How we use whatever energy source we are going to use is key. I want to focus on the problems of heavy-duty transport, particularly vans and lorries going out from depots, with everyone buying from central depots on the internet. They have problems with this, because fuel cells are not commercially viable or affordable. Electricity is an obvious thing, but in moving machinery batteries are not an option for much of the market—they have been tested and shown not to work. Two large companies are delaying putting them into effect although they were under pressure to do so; they are not buying them at the moment.

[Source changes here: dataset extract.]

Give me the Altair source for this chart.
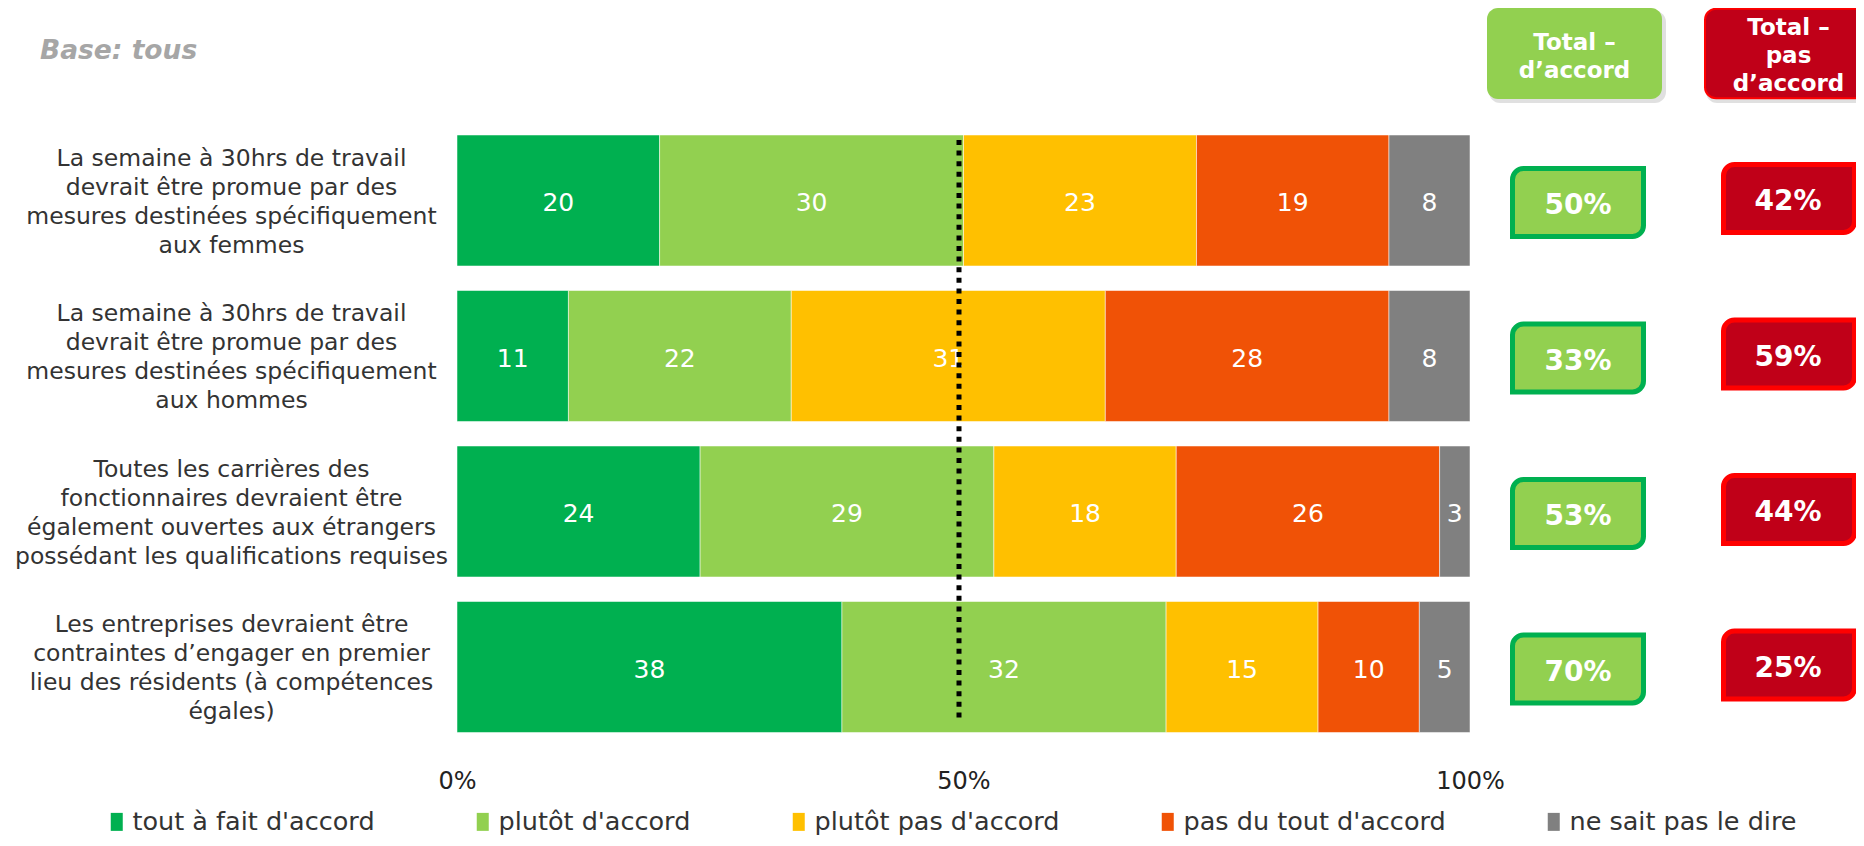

Another problem is that you cannot get power through the grid to distribution depots. One site was quoted tens of millions of pounds to get a sufficient supply. The planning system is blocking delivery of electric charging points, which are needed for a lot of stuff in northern and remote parts of the motorway and for A-roads. The planning system is blocking them because they want substations or need more heavy-duty copper cables. That is a big problem, so I entirely agree with the noble Baroness, Lady Lane-Fox, and support everything she was saying about prevarication in the planning system blocking a lot of stuff that will be needed in future.

Transport fleets have a problem in reducing their overall carbon emissions and modern adapted diesel engines are ideal for heavy transport. The problem is that the DfT is blocking the approval of hydrogen internal combustion engines, or H2ICEs. The technology was adopted by the EU in April 2024 but it is blocked over here and therefore cannot get research funding, grants or support from the Government. It also will not be approved by the DfT when trying to evaluate sites or companies in getting towards net-zero targets. The fact that this British modern technology in research is not eligible for support here means, I have been told, that a leading UK company is actively considering moving to the EU and the US because it will get subsidies and government support over there, and that saddens me.

Another part of the solution would be to generate the hydrogen near the depots. You would have wind farms and solar, say, next door to the depot, hydrolyse the hydrogen directly, and then it can be used there locally. Again, that takes the pressure off trying to centralise all these systems. Another area I heard about that is apparently not getting any government support is carbon-negative ways of generating hydrogen locally. They should be supporting innovative stuff such as that. As mentioned by several noble Lords, small modular reactors would also take local pressure off the grid. That would be very sensible. Many of these ideas are quick and affordable and it saddens me when I hear that the British Government have apparently given £188 million to Tesla over the last eight years. We could have been supporting innovation in the UK instead—that would be far more productive.

Another point that I was thinking of making, but I did not know whether I would have the time and I do not know whether my science is faulty, is that hydrogen has a much lower energy density than the hydrocarbon in natural gas. Therefore, you cannot just shove hydrogen down the gas system into houses for heating and all the things that system is used for at the moment because you will not get the same heat out at the other end from the same volume of gas. I do not know quite what is happening on that; I think there is a lot of research, and people talk about adapting boilers and all sorts of other wonderfully expensive ways of trying to get round the problem. Sometimes everyone thinks that there is a magic word that will solve all the problems, but very often that is not true. However, we need to get on with it. That is the most vital thing in this report.